*Goal*: Go through the entries and say how many lines contain the string "source". The number is the whole answer.

*Supplied data*:
Start
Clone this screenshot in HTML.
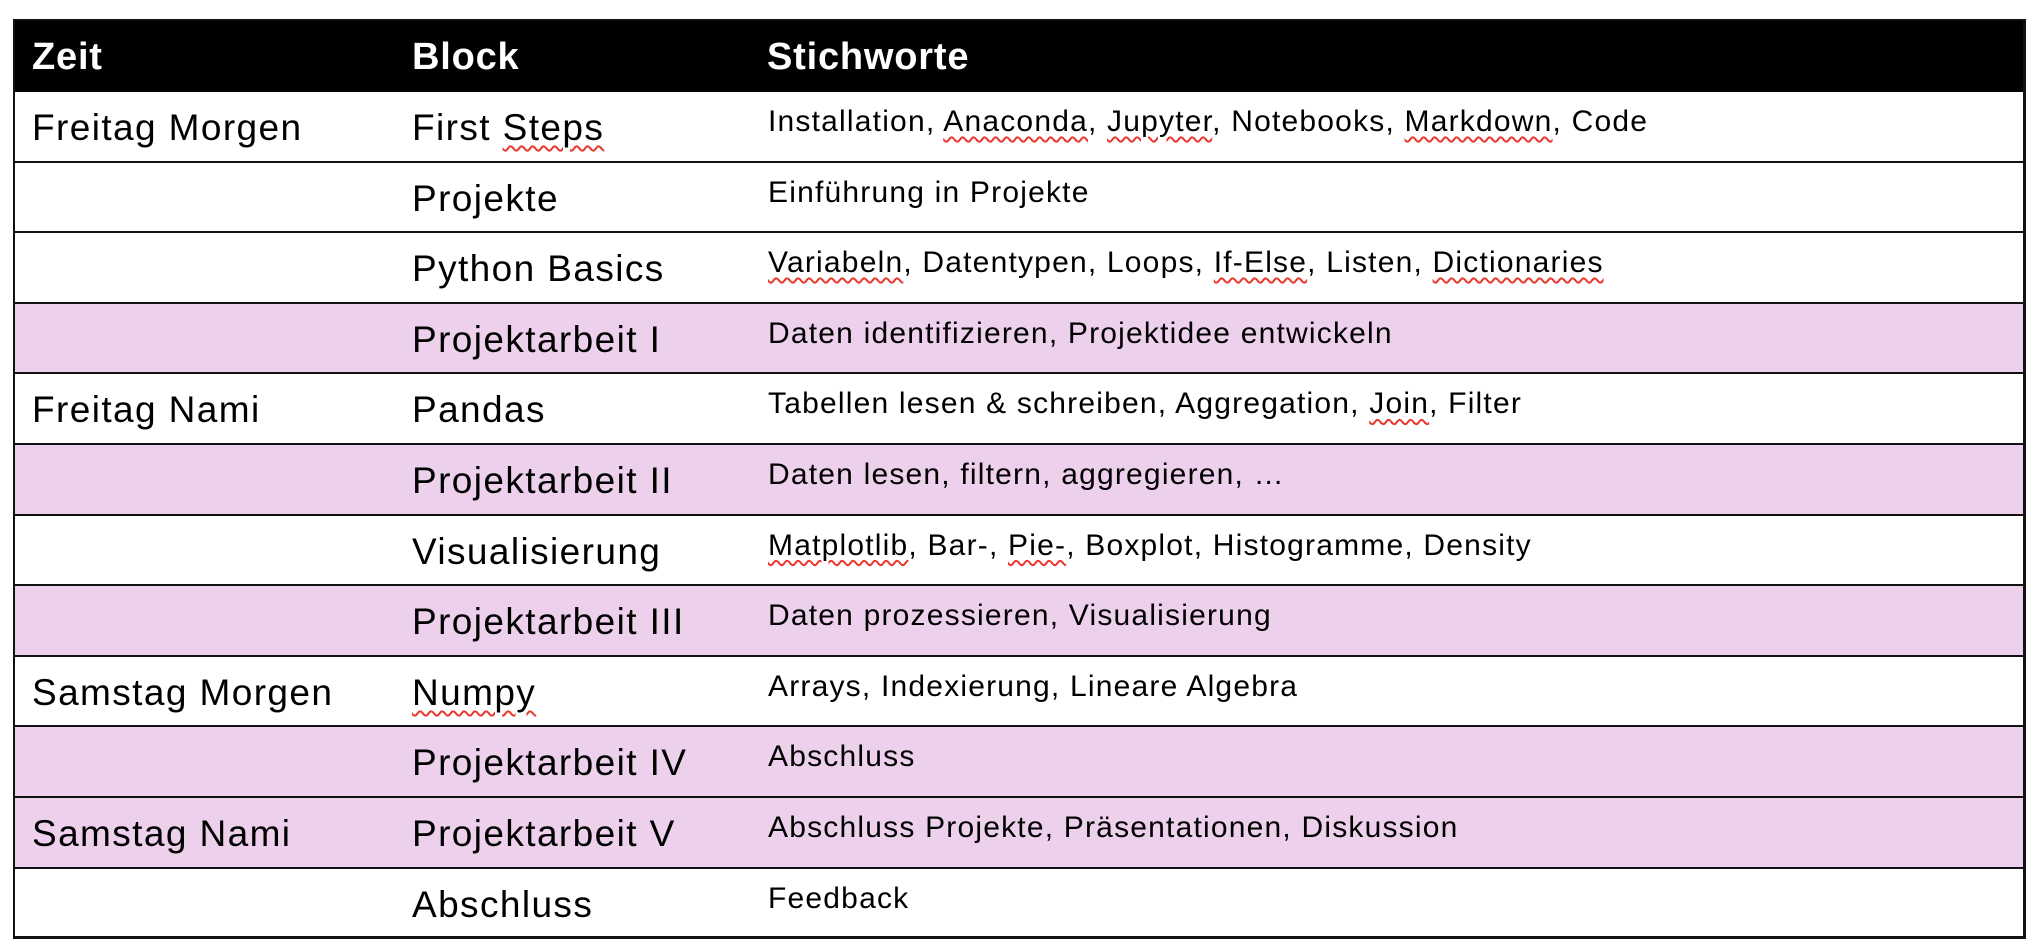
End
Start
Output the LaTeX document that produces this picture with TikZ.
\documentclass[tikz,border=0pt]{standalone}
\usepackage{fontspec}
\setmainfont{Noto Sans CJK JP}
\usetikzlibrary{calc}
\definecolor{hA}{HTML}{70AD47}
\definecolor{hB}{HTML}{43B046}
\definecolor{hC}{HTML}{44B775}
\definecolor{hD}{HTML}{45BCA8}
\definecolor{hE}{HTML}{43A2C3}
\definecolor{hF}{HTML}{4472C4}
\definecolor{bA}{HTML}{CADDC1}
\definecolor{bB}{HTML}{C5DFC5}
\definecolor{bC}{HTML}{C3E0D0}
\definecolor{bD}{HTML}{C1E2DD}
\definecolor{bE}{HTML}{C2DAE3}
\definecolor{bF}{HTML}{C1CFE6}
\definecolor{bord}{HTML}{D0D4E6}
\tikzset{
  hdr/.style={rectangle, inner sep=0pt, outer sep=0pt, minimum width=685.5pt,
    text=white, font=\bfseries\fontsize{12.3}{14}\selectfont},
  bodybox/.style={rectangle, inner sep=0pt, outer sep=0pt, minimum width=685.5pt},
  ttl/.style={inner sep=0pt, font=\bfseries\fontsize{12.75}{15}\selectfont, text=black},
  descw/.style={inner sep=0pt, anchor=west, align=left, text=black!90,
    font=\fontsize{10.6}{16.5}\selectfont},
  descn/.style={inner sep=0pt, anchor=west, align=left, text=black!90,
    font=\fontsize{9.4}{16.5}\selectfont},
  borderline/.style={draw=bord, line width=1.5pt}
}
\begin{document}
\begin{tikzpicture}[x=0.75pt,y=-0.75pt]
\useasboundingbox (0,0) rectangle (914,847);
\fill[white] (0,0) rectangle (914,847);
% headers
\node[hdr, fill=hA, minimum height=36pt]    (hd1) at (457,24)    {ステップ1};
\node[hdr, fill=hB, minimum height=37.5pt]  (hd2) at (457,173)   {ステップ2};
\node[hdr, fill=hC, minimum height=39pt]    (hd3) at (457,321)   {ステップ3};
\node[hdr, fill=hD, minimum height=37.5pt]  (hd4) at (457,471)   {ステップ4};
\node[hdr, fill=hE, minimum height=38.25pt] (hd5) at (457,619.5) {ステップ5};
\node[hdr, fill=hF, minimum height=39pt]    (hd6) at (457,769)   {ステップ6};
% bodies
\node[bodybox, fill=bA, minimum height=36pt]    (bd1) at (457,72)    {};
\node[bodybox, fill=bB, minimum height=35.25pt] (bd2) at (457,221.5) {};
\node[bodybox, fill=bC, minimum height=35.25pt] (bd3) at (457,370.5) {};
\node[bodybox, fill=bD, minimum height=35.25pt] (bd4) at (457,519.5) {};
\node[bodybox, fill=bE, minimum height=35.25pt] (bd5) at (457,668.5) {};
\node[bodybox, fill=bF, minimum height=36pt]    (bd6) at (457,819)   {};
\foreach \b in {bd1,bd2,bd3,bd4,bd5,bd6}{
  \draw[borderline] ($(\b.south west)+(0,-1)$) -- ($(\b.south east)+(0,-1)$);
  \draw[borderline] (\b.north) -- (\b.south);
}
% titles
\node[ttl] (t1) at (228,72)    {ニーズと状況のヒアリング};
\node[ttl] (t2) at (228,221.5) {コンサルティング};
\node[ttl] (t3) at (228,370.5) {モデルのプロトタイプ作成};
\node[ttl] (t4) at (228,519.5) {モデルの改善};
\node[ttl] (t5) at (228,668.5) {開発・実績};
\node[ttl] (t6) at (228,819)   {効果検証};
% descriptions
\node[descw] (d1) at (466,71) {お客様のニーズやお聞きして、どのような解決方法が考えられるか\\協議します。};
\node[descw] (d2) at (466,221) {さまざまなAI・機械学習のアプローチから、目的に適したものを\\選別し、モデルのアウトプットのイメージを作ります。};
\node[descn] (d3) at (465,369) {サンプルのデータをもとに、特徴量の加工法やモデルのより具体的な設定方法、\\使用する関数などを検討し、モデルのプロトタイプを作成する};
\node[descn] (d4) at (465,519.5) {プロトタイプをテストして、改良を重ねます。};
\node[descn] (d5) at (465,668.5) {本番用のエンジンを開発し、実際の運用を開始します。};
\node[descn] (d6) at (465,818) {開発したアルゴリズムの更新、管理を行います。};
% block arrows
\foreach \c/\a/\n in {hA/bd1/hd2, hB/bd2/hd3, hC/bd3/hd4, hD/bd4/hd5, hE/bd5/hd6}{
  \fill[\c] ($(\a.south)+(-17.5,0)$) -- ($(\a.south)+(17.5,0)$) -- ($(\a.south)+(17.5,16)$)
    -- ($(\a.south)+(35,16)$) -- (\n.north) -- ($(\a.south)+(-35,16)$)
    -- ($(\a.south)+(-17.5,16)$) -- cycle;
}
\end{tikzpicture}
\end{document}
End
Start
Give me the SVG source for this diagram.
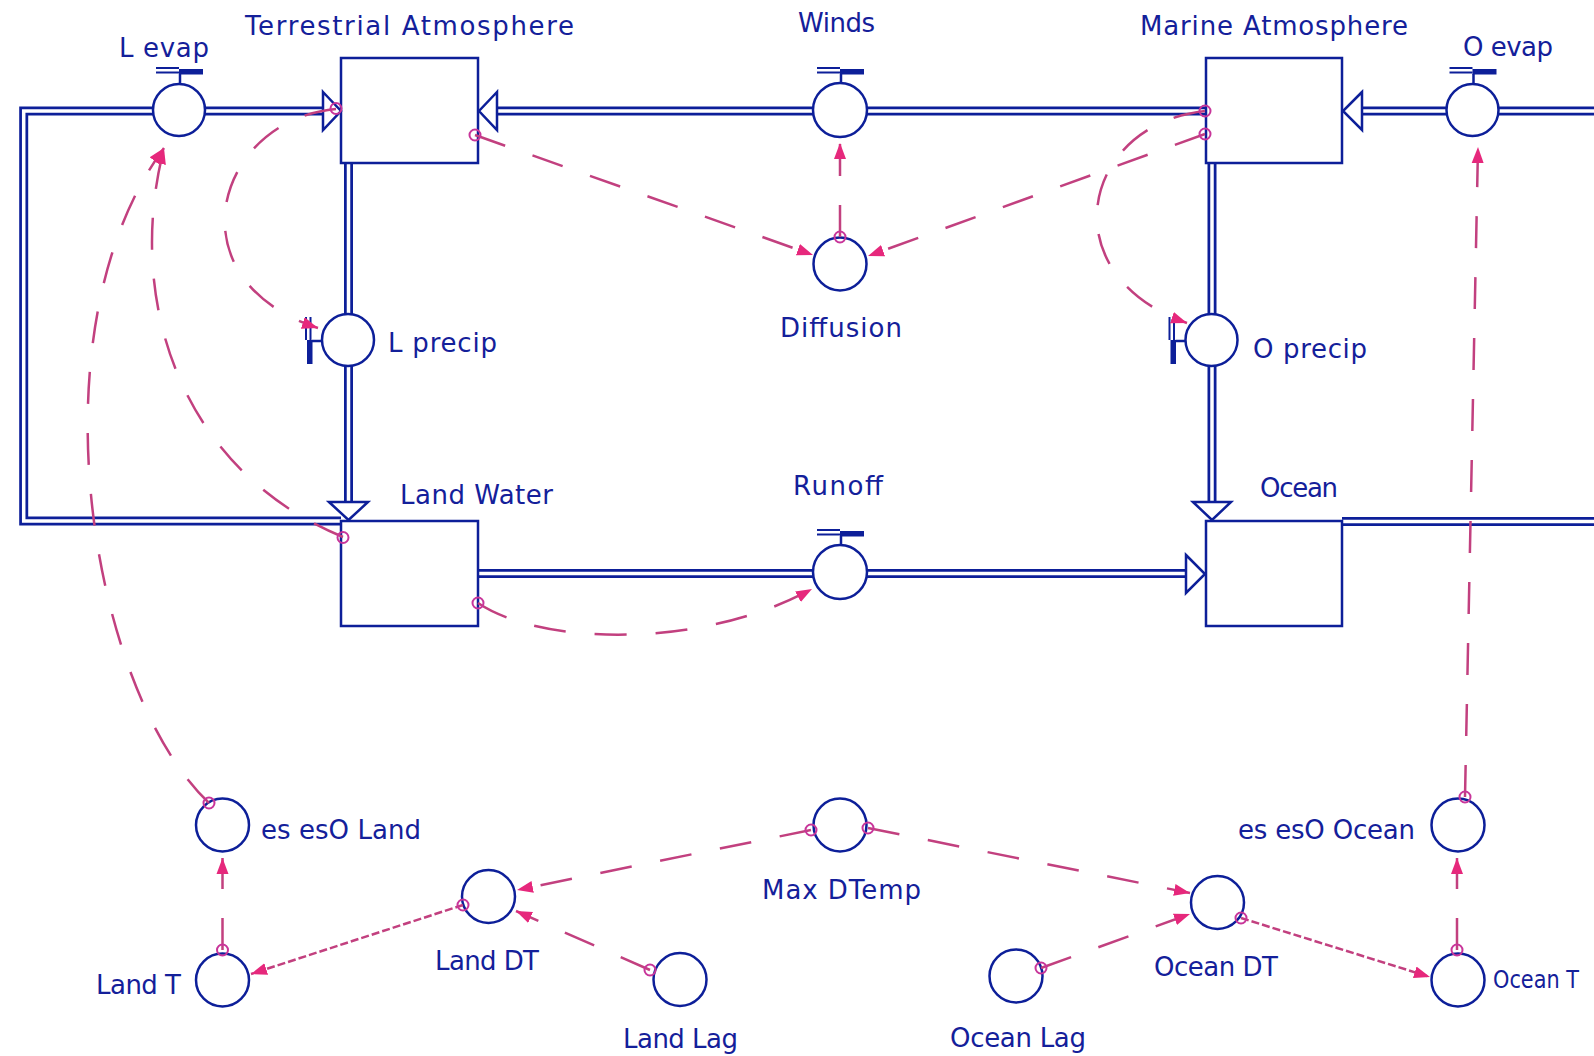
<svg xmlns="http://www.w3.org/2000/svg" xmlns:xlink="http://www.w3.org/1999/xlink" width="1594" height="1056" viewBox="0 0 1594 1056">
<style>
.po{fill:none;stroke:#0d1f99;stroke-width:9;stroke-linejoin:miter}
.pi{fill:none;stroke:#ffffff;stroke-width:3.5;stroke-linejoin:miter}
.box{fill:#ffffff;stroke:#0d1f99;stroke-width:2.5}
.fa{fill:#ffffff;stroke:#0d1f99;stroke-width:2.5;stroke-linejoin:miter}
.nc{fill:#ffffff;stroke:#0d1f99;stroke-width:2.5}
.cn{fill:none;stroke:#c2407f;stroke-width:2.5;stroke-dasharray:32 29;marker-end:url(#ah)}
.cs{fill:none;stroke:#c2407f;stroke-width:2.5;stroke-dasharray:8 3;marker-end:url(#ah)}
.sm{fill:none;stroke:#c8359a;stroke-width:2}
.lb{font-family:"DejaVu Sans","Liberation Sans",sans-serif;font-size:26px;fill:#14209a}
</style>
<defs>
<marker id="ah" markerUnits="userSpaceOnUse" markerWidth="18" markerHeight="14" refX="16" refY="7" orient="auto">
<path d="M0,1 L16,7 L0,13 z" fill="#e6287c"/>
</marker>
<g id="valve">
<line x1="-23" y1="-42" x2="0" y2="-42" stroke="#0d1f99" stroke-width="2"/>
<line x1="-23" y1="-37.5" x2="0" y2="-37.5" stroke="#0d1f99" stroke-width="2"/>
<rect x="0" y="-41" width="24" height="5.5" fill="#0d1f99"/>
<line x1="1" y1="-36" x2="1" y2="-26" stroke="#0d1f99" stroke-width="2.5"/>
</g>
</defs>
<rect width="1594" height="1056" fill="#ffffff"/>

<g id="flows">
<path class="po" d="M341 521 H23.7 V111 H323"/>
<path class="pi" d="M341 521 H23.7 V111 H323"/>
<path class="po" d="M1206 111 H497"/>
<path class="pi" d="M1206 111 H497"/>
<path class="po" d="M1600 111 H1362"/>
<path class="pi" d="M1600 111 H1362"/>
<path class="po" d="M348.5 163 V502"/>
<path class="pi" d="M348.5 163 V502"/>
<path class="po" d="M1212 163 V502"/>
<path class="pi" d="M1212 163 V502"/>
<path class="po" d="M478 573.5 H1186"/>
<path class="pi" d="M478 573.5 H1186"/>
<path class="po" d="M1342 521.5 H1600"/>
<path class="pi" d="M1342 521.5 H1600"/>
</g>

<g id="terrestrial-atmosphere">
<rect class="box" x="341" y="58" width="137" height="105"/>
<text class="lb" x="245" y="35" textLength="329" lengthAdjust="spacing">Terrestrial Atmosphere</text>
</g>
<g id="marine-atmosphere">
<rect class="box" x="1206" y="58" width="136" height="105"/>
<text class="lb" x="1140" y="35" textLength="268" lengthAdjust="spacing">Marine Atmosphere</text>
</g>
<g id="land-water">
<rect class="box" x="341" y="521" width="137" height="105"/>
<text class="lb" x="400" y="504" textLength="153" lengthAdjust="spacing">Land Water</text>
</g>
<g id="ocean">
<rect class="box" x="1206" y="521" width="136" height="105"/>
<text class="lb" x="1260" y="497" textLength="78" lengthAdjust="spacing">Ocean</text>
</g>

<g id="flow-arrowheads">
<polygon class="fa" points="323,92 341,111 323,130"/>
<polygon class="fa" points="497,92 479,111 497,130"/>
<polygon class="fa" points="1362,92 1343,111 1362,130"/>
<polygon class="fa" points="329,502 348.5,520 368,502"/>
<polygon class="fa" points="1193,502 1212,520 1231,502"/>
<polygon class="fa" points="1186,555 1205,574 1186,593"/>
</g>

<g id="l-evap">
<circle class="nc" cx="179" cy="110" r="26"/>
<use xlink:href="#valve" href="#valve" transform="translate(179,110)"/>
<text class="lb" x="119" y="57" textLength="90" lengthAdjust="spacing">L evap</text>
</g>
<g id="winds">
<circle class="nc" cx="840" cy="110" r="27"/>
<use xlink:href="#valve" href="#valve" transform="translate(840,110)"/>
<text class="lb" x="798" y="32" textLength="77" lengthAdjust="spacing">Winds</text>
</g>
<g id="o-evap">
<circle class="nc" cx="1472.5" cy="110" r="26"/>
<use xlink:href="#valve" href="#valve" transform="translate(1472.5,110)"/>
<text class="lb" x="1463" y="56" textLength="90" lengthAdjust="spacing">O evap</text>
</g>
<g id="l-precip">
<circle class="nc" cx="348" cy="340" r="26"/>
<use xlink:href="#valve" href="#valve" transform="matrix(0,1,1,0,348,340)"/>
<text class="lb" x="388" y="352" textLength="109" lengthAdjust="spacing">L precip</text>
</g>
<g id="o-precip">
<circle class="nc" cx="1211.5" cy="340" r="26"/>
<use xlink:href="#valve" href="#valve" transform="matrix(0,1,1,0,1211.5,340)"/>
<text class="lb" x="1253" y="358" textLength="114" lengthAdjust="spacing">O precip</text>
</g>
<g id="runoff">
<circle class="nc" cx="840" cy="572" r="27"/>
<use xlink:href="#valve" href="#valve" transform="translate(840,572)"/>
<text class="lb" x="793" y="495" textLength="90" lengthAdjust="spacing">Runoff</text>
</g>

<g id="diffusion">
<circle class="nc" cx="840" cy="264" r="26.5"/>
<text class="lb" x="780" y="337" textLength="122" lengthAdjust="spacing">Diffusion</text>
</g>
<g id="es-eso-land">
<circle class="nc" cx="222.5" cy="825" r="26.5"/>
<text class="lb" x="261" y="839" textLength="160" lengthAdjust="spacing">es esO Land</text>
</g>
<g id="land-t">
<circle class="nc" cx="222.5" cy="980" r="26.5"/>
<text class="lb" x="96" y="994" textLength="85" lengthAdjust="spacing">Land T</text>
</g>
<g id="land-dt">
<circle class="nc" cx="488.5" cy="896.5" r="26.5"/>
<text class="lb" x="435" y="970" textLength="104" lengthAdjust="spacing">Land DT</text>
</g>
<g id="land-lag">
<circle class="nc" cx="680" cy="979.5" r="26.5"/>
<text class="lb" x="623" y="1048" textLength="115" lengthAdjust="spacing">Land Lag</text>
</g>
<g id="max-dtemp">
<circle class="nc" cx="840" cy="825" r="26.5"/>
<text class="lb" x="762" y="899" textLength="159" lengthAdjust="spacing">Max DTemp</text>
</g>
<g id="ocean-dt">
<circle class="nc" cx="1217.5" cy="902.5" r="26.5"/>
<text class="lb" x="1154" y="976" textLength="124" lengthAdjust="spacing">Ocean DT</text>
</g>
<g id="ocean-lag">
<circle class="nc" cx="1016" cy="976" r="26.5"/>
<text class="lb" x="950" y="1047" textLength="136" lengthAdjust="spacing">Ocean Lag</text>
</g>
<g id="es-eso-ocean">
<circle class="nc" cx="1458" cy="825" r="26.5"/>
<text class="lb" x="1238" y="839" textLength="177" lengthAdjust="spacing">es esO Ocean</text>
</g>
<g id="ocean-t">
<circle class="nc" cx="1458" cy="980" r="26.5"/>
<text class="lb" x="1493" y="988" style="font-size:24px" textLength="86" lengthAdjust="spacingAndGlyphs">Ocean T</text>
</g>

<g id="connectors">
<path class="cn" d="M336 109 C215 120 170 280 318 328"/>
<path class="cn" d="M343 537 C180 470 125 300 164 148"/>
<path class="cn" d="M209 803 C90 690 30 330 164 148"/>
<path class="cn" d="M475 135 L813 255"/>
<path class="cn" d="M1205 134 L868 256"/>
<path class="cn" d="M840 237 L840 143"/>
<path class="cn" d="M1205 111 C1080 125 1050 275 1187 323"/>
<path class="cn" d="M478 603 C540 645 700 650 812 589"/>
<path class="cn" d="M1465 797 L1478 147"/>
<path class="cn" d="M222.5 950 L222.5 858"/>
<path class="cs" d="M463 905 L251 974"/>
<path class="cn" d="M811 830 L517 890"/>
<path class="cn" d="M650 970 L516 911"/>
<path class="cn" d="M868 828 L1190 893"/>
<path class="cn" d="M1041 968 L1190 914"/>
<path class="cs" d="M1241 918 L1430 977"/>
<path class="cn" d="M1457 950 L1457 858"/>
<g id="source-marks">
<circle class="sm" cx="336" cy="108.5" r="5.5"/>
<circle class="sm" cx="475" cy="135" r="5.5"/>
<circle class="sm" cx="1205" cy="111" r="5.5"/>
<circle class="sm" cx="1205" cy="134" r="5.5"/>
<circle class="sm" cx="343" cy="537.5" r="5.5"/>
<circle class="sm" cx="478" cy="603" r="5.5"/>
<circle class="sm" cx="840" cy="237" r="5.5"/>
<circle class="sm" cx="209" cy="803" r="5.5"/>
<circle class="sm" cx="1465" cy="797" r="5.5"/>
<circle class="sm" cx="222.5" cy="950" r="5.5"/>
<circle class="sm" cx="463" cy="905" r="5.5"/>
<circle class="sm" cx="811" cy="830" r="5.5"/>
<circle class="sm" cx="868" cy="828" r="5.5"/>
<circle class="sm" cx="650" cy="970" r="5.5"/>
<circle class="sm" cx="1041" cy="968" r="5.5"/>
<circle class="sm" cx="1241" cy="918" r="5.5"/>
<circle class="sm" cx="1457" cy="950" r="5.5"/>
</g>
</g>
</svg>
End
*Output of the task*: 2